The use of mathematics is becoming mandatory when it comes to the world of finance. " Optional Mathematics is Not Optional " is the message and title of an article by John Price, to be published in the September 1996 issue of the Notices of the AMS. Price, Professor of Mathematics at Maharishi University of Management, has consulted for major banks, government departments, and investment companies in the U.S. and Australia.

"Financial debacles such as Orange County, Barings Bank, and others have left corporate America and the government nervous about financial risk," says Price. "Gone are the days of managing risk through flying by the seat of your pants. Treasurers and risk managers need to take a more systematic approach using mathematics to implement prudent stratagies to maximize their profits while protecting against unexpected losses."
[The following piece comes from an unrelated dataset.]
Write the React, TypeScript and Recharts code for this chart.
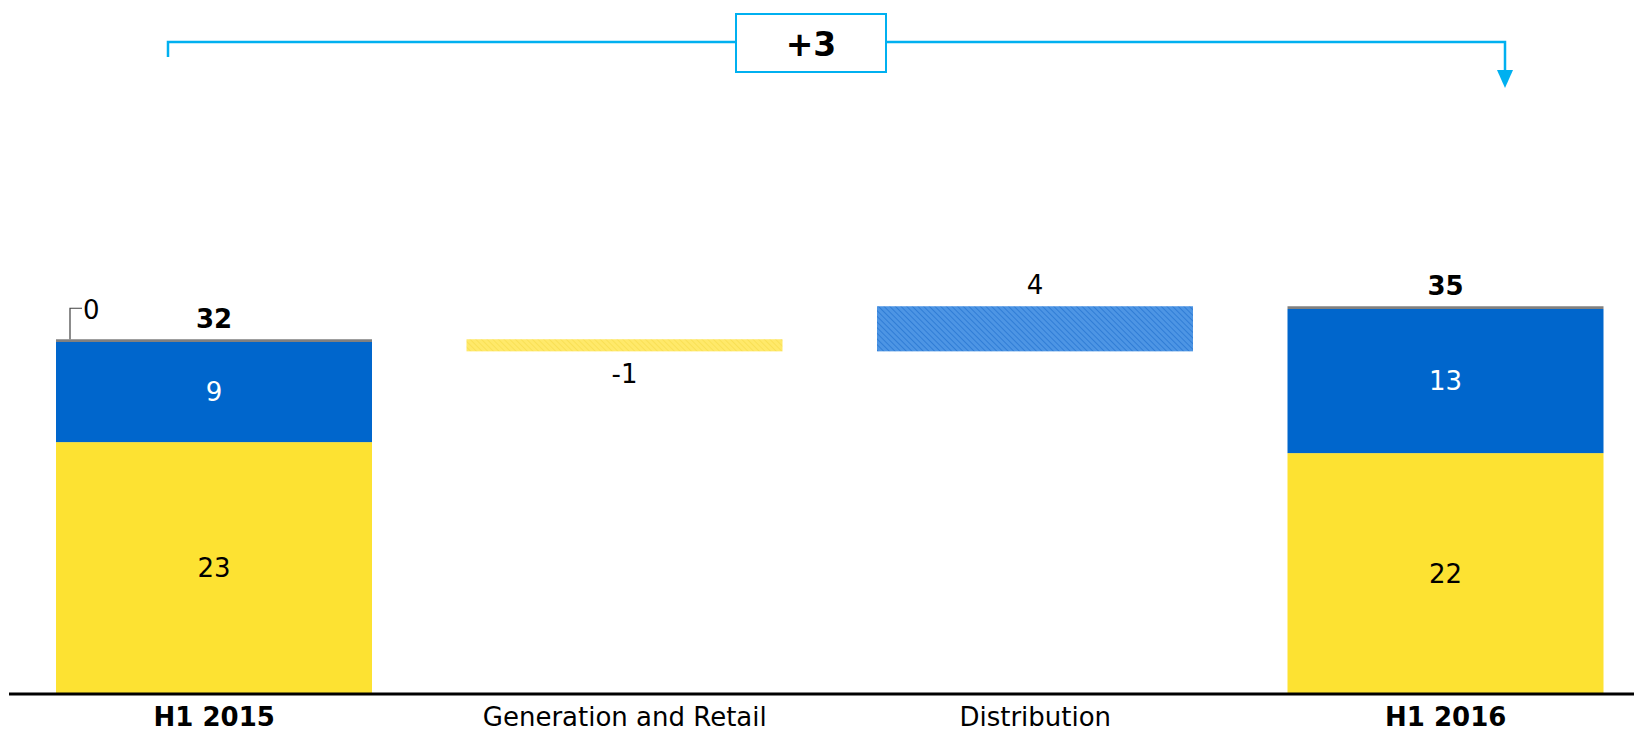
import { BarChart, Bar, XAxis, YAxis } from 'recharts';

// values
const categories = ['H1 2015', 'Generation and Retail', 'Distribution', 'H1 2016'];
const generationRetail = [22.9, 0, 0, 21.9];
const distribution = [9.1, 0, 0, 13.1];
const other = [0.25, 0, 0, 0.25];
const changes = [0, -1.1, 4.1, 0];
const isTotal = [true, false, false, true];

const FONT = '"DejaVu Sans", Verdana, sans-serif';
const YELLOW = '#FDE232';
const BLUE = '#0066CC';
const GREY = '#808080';
const CYAN = '#00B0F0';

// build waterfall rows
let running = 0;
const chartData = categories.map((name, i) => {
  if (isTotal[i]) {
    running = generationRetail[i] + distribution[i] + other[i];
    return { name, base: 0, gen: generationRetail[i], dist: distribution[i], other: other[i], delta: 0, change: 0, total: running };
  }
  const start = running;
  running = start + changes[i];
  return { name, base: Math.min(start, running), gen: 0, dist: 0, other: 0, delta: Math.abs(changes[i]), change: changes[i], total: running };
});

const firstTotal = chartData[0].total;
const lastTotal = chartData[chartData.length - 1].total;
const overall = Math.round(lastTotal - firstTotal);

// segment with its value written in the middle
const segmentShape = (key: string, color: string, textColor: string) => (props: any) => {
  const { x, y, width, height, payload } = props;
  if (!payload || !payload[key]) return <g />;
  return (
    <g>
      <rect x={x} y={y} width={width} height={height} fill={color} />
      <text x={x + width / 2} y={y + height / 2} dy="0.36em" textAnchor="middle" fill={textColor} fontSize={26} fontFamily={FONT}>
        {Math.round(payload[key])}
      </text>
    </g>
  );
};

// thin grey cap + total label (+ leader label for the first bar)
const OtherShape = (props: any) => {
  const { x, y, width, height, payload, index } = props;
  if (!payload || !payload.other) return <g />;
  return (
    <g>
      <rect x={x} y={y} width={width} height={height} fill={GREY} />
      {index === 0 && (
        <g>
          <polyline points={`${x + 14},${y} ${x + 14},${y - 31} ${x + 26},${y - 31}`} fill="none" stroke="#404040" strokeWidth={1.2} />
          <text x={x + 27} y={y - 20} fill="#000" fontSize={26} fontFamily={FONT}>{Math.round(payload.other)}</text>
        </g>
      )}
      <text x={x + width / 2} y={y - 11} textAnchor="middle" fill="#000" fontSize={26} fontWeight="bold" fontFamily={FONT}>
        {Math.round(payload.total)}
      </text>
    </g>
  );
};

const DeltaShape = (props: any) => {
  const { x, y, width, height, payload, index } = props;
  if (!payload || !payload.delta) return <g />;
  const fill = index === 1 ? 'url(#hatchYellow)' : 'url(#hatchBlue)';
  const neg = payload.change < 0;
  return (
    <g>
      <rect x={x} y={y} width={width} height={height} fill={fill} />
      <text x={x + width / 2} y={neg ? y + height + 32 : y - 12} textAnchor="middle" fill="#000" fontSize={26} fontFamily={FONT}>
        {Math.round(payload.change)}
      </text>
    </g>
  );
};

const CategoryTick = (props: any) => {
  const { x, y, payload } = props;
  const bold = isTotal[payload.index];
  return (
    <text x={x} y={y + 32} textAnchor="middle" fill="#000" fontSize={26} fontWeight={bold ? 'bold' : 'normal'} fontFamily={FONT}>
      {payload.value}
    </text>
  );
};

const App = () => {
  return (
    <div style={{ position: 'absolute', left: 0, top: 0, width: 1634, height: 733, overflow: 'hidden', background: '#fff' }}>
      <BarChart width={1651} height={733} data={chartData} margin={{ top: 34, right: 0, left: 9, bottom: 0 }} barSize={316}>
        <defs>
          <pattern id="hatchYellow" width="4" height="4" patternUnits="userSpaceOnUse" patternTransform="rotate(-45)">
            <rect width="4" height="4" fill="#FFE96A" />
            <line x1="0" y1="0" x2="0" y2="4" stroke="#F8DE4E" strokeWidth="1.5" />
          </pattern>
          <pattern id="hatchBlue" width="4" height="4" patternUnits="userSpaceOnUse" patternTransform="rotate(-45)">
            <rect width="4" height="4" fill="#4D95E4" />
            <line x1="0" y1="0" x2="0" y2="4" stroke="#2675D2" strokeWidth="1.5" />
          </pattern>
        </defs>
        <XAxis
          dataKey="name"
          interval={0}
          height={39}
          tickLine={false}
          tickSize={0}
          tickMargin={0}
          axisLine={{ stroke: '#000', strokeWidth: 3 }}
          tick={CategoryTick}
        />
        <YAxis hide domain={[0, 60]} />
        <Bar dataKey="base" stackId="a" fill="transparent" isAnimationActive={false} />
        <Bar dataKey="gen" stackId="a" fill={YELLOW} shape={segmentShape('gen', YELLOW, '#000')} isAnimationActive={false} />
        <Bar dataKey="dist" stackId="a" fill={BLUE} shape={segmentShape('dist', BLUE, '#fff')} isAnimationActive={false} />
        <Bar dataKey="other" stackId="a" fill={GREY} shape={OtherShape} isAnimationActive={false} />
        <Bar dataKey="delta" stackId="a" fill={YELLOW} shape={DeltaShape} isAnimationActive={false} />
      </BarChart>

      {/* overall change bracket */}
      <svg width={1634} height={100} style={{ position: 'absolute', left: 0, top: 0, pointerEvents: 'none' }}>
        <polyline points="168,57 168,42 736,42" fill="none" stroke={CYAN} strokeWidth={2.5} />
        <polyline points="886,42 1505,42 1505,73" fill="none" stroke={CYAN} strokeWidth={2.5} />
        <polygon points="1497,70 1513,70 1505,88" fill={CYAN} />
        <rect x={736} y={14} width={150} height={58} fill="#fff" stroke={CYAN} strokeWidth={2} />
        <text x={811} y={56} textAnchor="middle" fill="#000" fontSize={33} fontWeight="bold" fontFamily={FONT}>
          {overall > 0 ? `+${overall}` : `${overall}`}
        </text>
      </svg>
    </div>
  );
};

export default App;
For example, suppose that, to plan for its future, an airline would like to insure that its fuel prices will not rise more than 5% in the next 2 years. The airline could purchase what is known as an "option" to buy fuel at no more than 5% above the price at the start of the 2-year period. This way, the airline insures against the risk that the price of fuel will go up more than it can pay.

As financial markets have exploded with options on a dizzying variety of items---fuel, agricultural products, foreign currencies, mutual funds---options no longer simply provide insurance against risk. They have become financial instruments traded on the market. Mathematics can help analysts address the important question, How can one tell if an option is over- or under-valued?

The ground-breaking 1973 paper of Fischer Black and Myron Scholes established a mathematical model for determining the price of an option. Later work by others on what has become known as the "binomial method" made the theory of options pricing more widely accessible. Although numerous refinements have been introduced, the original approach of Black and Scholes has proven hard to beat.

Black and Scholes had the ingenious idea of adapting mathematical machinery used in physics to the problem of options pricing. Specifically, they relied on the mathematics of Brownian motion, the random, jostling movement of gas molecules circulating in a closed chamber. The positions of the molecules are determined by the small nudges they get as they bump against each other. In much the same way, financial markets are driven by small upward and downward nudges that occur through buying and selling.

Professor Price's article discusses the Black-Scholes model as well as some state-of-the-art developments in the field.